An Individual Savings Account, or ISA, should be a part of everyone's saving strategy. As long as you are aged 16 or above, an ISA enables you to save up to a certain amount each year completely tax-free. This means that it will usually come out on top of other savings accounts, which may offer better initial interest rates but tax you on your returns. The current allowance is £7,200 per year for everyone under the age of 50, and £10,200 for everyone aged 50 or over. From April 6th 2010, the higher allowance will be applicable to everyone.
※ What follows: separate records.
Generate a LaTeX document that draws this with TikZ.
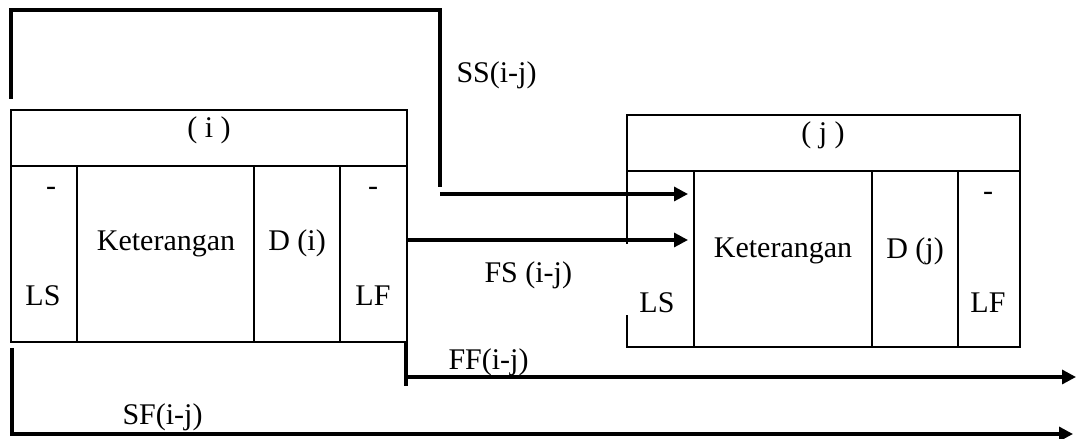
\documentclass[tikz,border=0pt]{standalone}
\usepackage{fontspec}
\setmainfont{Liberation Serif}
\usetikzlibrary{arrows.meta}

\begin{document}
\begin{tikzpicture}[x=0.4pt, y=-0.4pt, every node/.style={font=\fontsize{12}{14}\selectfont, inner sep=0pt, anchor=base},
  cell/.style={line width=0.7pt},
  link/.style={line width=1.3pt},
  linkarrow/.style={link, -{Triangle[length=5.6pt, width=5.6pt]}}]
  \useasboundingbox (0,0) rectangle (1076,439);
  % activity (i)
  \draw[cell] (11,110) rectangle (407,342);
  \draw[cell] (11,166) -- (407,166);
  \foreach \x in {77,254,340} \draw[cell] (\x,166) -- (\x,342);
  \node (hdi) at (209,138) {( i )};
  \node (lsdashi) at (51,196) {-};
  \node (lsi) at (43,306) {LS};
  \node (keti) at (166,251) {Keterangan};
  \node (di) at (297,251) {D (i)};
  \node (lfdashi) at (373,196) {-};
  \node (lfi) at (373,306) {LF};
  % activity (j), left side open where the arrows come in
  \draw[cell] (627,244) -- (627,115) -- (1020,115) -- (1020,347) -- (627,347) -- (627,315);
  \draw[cell] (627,171) -- (1020,171);
  \foreach \x in {694,872,958} \draw[cell] (\x,171) -- (\x,347);
  \node (hdj) at (823,143) {( j )};
  \node (lsj) at (657,313) {LS};
  \node (ketj) at (783,258) {Keterangan};
  \node (dj) at (915,259) {D (j)};
  \node (lfdashj) at (988,201) {-};
  \node (lfj) at (988,313) {LF};
  % connector end points
  \coordinate (ss1) at (11,99);
  \coordinate (ss2) at (11,10);
  \coordinate (ss3) at (440,10);
  \coordinate (ss4) at (440,187);
  \coordinate (ssfrom) at (440,194);
  \coordinate (ssto) at (688,194);
  \coordinate (fsfrom) at (406,240);
  \coordinate (fsto) at (688,240);
  \coordinate (ff1) at (406,342);
  \coordinate (ff2) at (406,386);
  \coordinate (fffrom) at (406,377);
  \coordinate (ffto) at (1076,377);
  \coordinate (sf1) at (12,348);
  \coordinate (sf2) at (12,434);
  \coordinate (sfto) at (1073,434);
  % relations
  \draw[link] (ss1) -- (ss2) -- (ss3) -- (ss4);
  \draw[linkarrow] (ssfrom) -- (ssto);
  \draw[linkarrow] (fsfrom) -- (fsto);
  \draw[link] (ff1) -- (ff2);
  \draw[linkarrow] (fffrom) -- (ffto);
  \draw[linkarrow] (sf1) -- (sf2) -- (sfto);
  \node[anchor=base west] (ss) at (456,83) {SS(i-j)};
  \node[anchor=base west] (fs) at (484,283) {FS (i-j)};
  \node[anchor=base west] (ff) at (448,370) {FF(i-j)};
  \node[anchor=base west] (sf) at (122,425) {SF(i-j)};
\end{tikzpicture}
\end{document}
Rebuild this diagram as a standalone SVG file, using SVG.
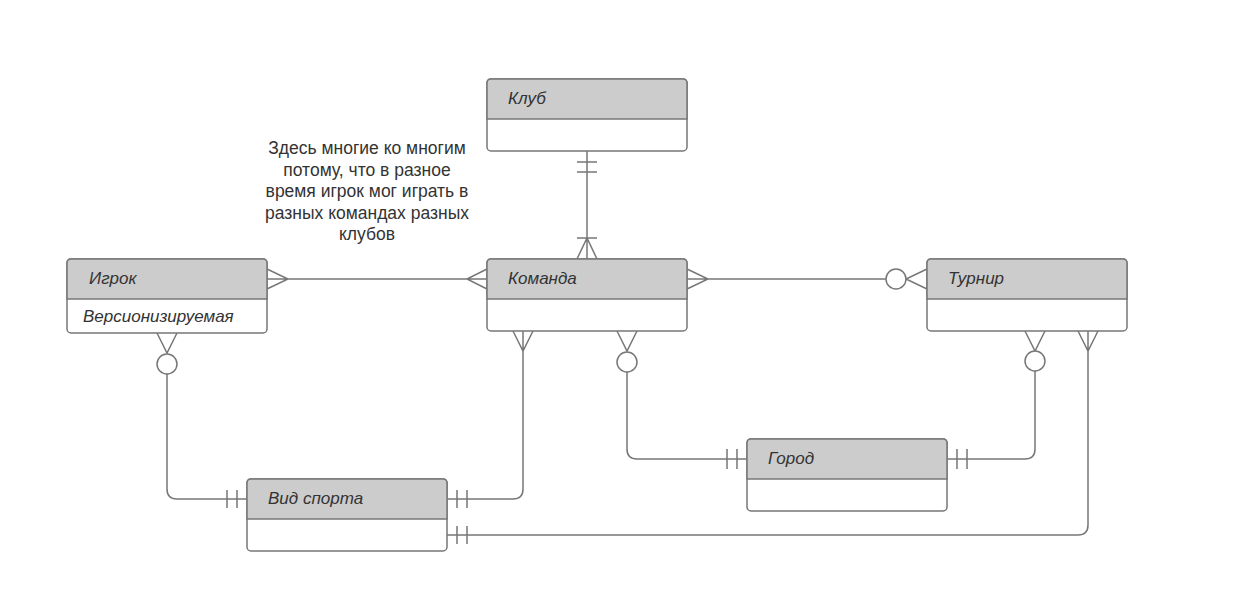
<svg xmlns="http://www.w3.org/2000/svg" width="1243" height="600" viewBox="0 0 1243 600">
<style>
.box{fill:#ffffff;stroke:#777777;stroke-width:1.5}
.hdr{fill:#cccccc;stroke:#777777;stroke-width:1.5}
.t{font-family:"Liberation Sans",Arial,sans-serif;font-size:17px;font-style:italic;fill:#333333}
.note{font-family:"Liberation Sans",Arial,sans-serif;font-size:17.5px;fill:#333333;text-anchor:middle}
.c{fill:none;stroke:#777777;stroke-width:1.5}
.o{fill:#ffffff;stroke:#777777;stroke-width:1.5}
</style>
<rect width="1243" height="600" fill="#ffffff"/>
<g id="connectors">
  <!-- Клуб - Команда -->
  <path class="c" d="M587,151 V259 M577,162 H597 M577,172 H597 M577,238 H597 M577,259 L587,238 L597,259"/>
  <!-- Игрок - Команда -->
  <path class="c" d="M267,279 H487 M267,269 L288,279 L267,289 M487,269 L467,279 L487,289"/>
  <!-- Команда - Турнир -->
  <path class="c" d="M687,279 H886 M687,269 L708,279 L687,289 M927,269 L906,279 L927,289"/>
  <circle class="o" cx="896" cy="279" r="10"/>
  <!-- Игрок - Вид спорта -->
  <path class="c" d="M157,333 L167,353 L177,333 M167,374 V489 Q167,499 177,499 H247 M227,490 V508 M237,490 V508"/>
  <circle class="o" cx="167" cy="364" r="10"/>
  <!-- Команда - Вид спорта -->
  <path class="c" d="M513,331 L523,351 L533,331 M523,331 V489 Q523,499 513,499 H447 M457,490 V508 M467,490 V508"/>
  <!-- Команда - Город -->
  <path class="c" d="M617,331 L627,351 L637,331 M627,372 V449 Q627,459 637,459 H747 M727,449 V469 M737,449 V469"/>
  <circle class="o" cx="627" cy="362" r="10"/>
  <!-- Турнир - Город -->
  <path class="c" d="M1025,331 L1035,351 L1045,331 M1035,371 V449 Q1035,459 1025,459 H947 M957,449 V469 M967,449 V469"/>
  <circle class="o" cx="1035" cy="361" r="10"/>
  <!-- Турнир - Вид спорта -->
  <path class="c" d="M1078,331 L1088,351 L1098,331 M1088,331 V525 Q1088,535 1078,535 H447 M457,526 V544 M467,526 V544"/>
</g>
<g id="note">
  <text class="note" x="367" y="154">Здесь многие ко многим</text>
  <text class="note" x="367" y="176">потому, что в разное</text>
  <text class="note" x="367" y="197">время игрок мог играть в</text>
  <text class="note" x="367" y="219">разных командах разных</text>
  <text class="note" x="367" y="240">клубов</text>
</g>
<g id="klub">
  <rect class="box" x="487" y="79" width="200" height="72" rx="4"/>
  <path class="hdr" d="M487,119 V83 Q487,79 491,79 H683 Q687,79 687,83 V119 Z"/>
  <text class="t" x="508" y="104">Клуб</text>
</g>
<g id="igrok">
  <rect class="box" x="67" y="259" width="200" height="74" rx="4"/>
  <path class="hdr" d="M67,299 V263 Q67,259 71,259 H263 Q267,259 267,263 V299 Z"/>
  <text class="t" x="89" y="284">Игрок</text>
  <text class="t" x="83" y="322">Версионизируемая</text>
</g>
<g id="komanda">
  <rect class="box" x="487" y="259" width="200" height="72" rx="4"/>
  <path class="hdr" d="M487,299 V263 Q487,259 491,259 H683 Q687,259 687,263 V299 Z"/>
  <text class="t" x="508" y="284">Команда</text>
</g>
<g id="turnir">
  <rect class="box" x="927" y="259" width="200" height="72" rx="4"/>
  <path class="hdr" d="M927,299 V263 Q927,259 931,259 H1123 Q1127,259 1127,263 V299 Z"/>
  <text class="t" x="948" y="284">Турнир</text>
</g>
<g id="gorod">
  <rect class="box" x="747" y="439" width="200" height="72" rx="4"/>
  <path class="hdr" d="M747,479 V443 Q747,439 751,439 H943 Q947,439 947,443 V479 Z"/>
  <text class="t" x="768" y="464">Город</text>
</g>
<g id="vid-sporta">
  <rect class="box" x="247" y="479" width="200" height="72" rx="4"/>
  <path class="hdr" d="M247,519 V483 Q247,479 251,479 H443 Q447,479 447,483 V519 Z"/>
  <text class="t" x="268" y="504">Вид спорта</text>
</g>
</svg>
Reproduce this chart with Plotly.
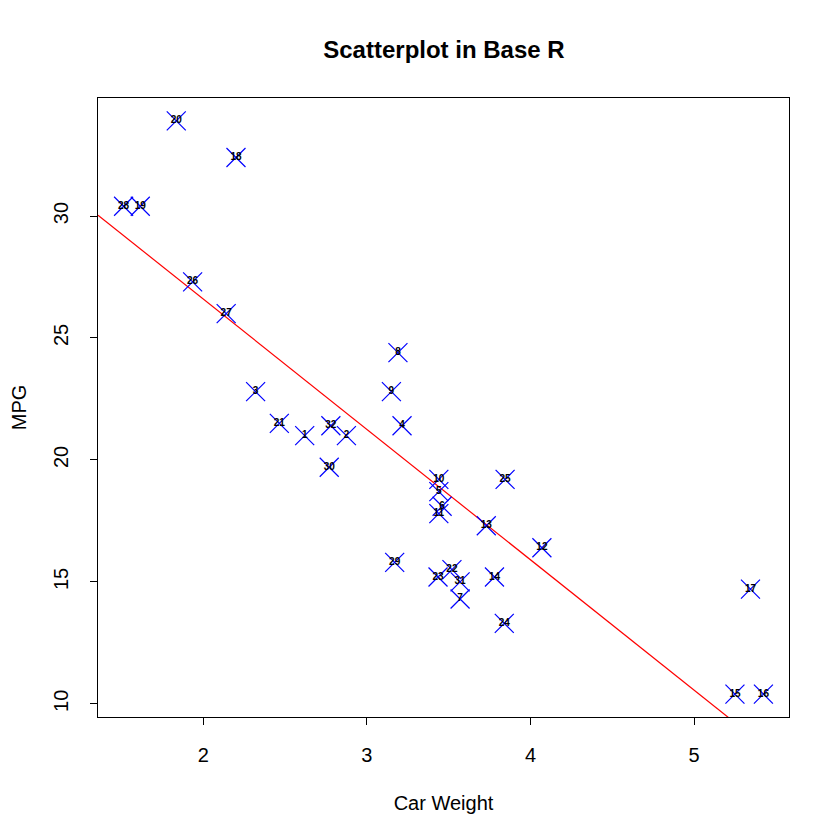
import numpy as np
import plotly.graph_objects as go

# mtcars: weight (1000 lbs) and miles per gallon, row numbers as labels
car_weight = [2.620, 2.875, 2.320, 3.215, 3.440, 3.460, 3.570, 3.190, 3.150, 3.440,
              3.440, 4.070, 3.730, 3.780, 5.250, 5.424, 5.345, 2.200, 1.615, 1.835,
              2.465, 3.520, 3.435, 3.840, 3.845, 1.935, 2.140, 1.513, 3.170, 2.770,
              3.570, 2.780]
mpg = [21.0, 21.0, 22.8, 21.4, 18.7, 18.1, 14.3, 24.4, 22.8, 19.2,
       17.8, 16.4, 17.3, 15.2, 10.4, 10.4, 14.7, 32.4, 30.4, 33.9,
       21.5, 15.5, 15.2, 13.3, 19.2, 27.3, 26.0, 30.4, 15.8, 19.7,
       15.0, 21.4]
labels = [str(i + 1) for i in range(len(mpg))]

x_ticks = [2, 3, 4, 5]
y_ticks = [10, 15, 20, 25, 30]

# R-style axis limits: data range padded by 4% on each side
def r_range(v):
    lo, hi = min(v), max(v)
    pad = (hi - lo) * 0.04
    return [lo - pad, hi + pad]

x_range = r_range(car_weight)
y_range = r_range(mpg)

# abline(lm(mpg ~ wt))
slope, intercept = np.polyfit(car_weight, mpg, 1)
line_x = np.array(x_range)
line_y = intercept + slope * line_x

fig = go.Figure()

fig.add_trace(go.Scatter(
    x=line_x, y=line_y, mode='lines',
    line=dict(color='red', width=1.2),
    hoverinfo='skip', showlegend=False))

fig.add_trace(go.Scatter(
    x=car_weight, y=mpg, mode='markers+text',
    text=labels, textposition='middle center',
    textfont=dict(family='Liberation Sans', size=10, color='black', weight='bold'),
    marker=dict(symbol='x-thin-open', size=19, color='blue',
                line=dict(color='blue', width=1.2)),
    showlegend=False))

axis_style = dict(showline=True, linecolor='black', linewidth=1, mirror=True,
                  ticks='outside', ticklen=7, tickcolor='black', showgrid=False,
                  zeroline=False, tickfont=dict(size=20, color='black'))

fig.update_xaxes(range=x_range, tickmode='array', tickvals=x_ticks, ticklabelstandoff=13,
                 title=dict(text='Car Weight', font=dict(size=20, color='black'), standoff=30),
                 **axis_style)
fig.update_yaxes(range=y_range, tickmode='array', tickvals=y_ticks, tickangle=-90,
                 ticklabelstandoff=14,
                 title=dict(text='MPG', font=dict(size=20, color='black'), standoff=24),
                 **axis_style)

# page body adds an 8px offset, so margins are shifted to compensate
fig.update_layout(
    width=840, height=840,
    margin=dict(l=90, r=59, t=90, b=131, autoexpand=False),
    paper_bgcolor='white', plot_bgcolor='white',
    font=dict(family='Liberation Sans'),
    title=dict(text='<b>Scatterplot in Base R</b>', x=0.519, xanchor='center',
               y=0.95, yanchor='middle', font=dict(size=24, color='black')))

fig.write_html('out.html')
There are two different types of ISA; a Cash ISA and a Stocks and Shares ISA. Only half of your total allowance can be used for each type, and you can only use one provider per year for each type. You can however hold a Stocks and Shares ISA with one provider, and a Cash ISA with another, meaning that you can shop around for the best deals. You are also allowed to change your provider year on year. If you do not use your ISA allowance before the end of the financial year (5th April), you will lose the tax-free benefit for that year. Therefore, if you have savings, you should consider making use of your ISA allowance in conjunction with other savings and investment plans that you may have.

A Few ISA Basics


  • ISAs (Individual Savings Accounts) are investments on which you do not have to pay taxes or capital gains taxes.
  • ISAs tend to have very good interest rates, so people usually see a good return from investing in an ISA.
  • There are stocks and shares ISAs and cash ISAs.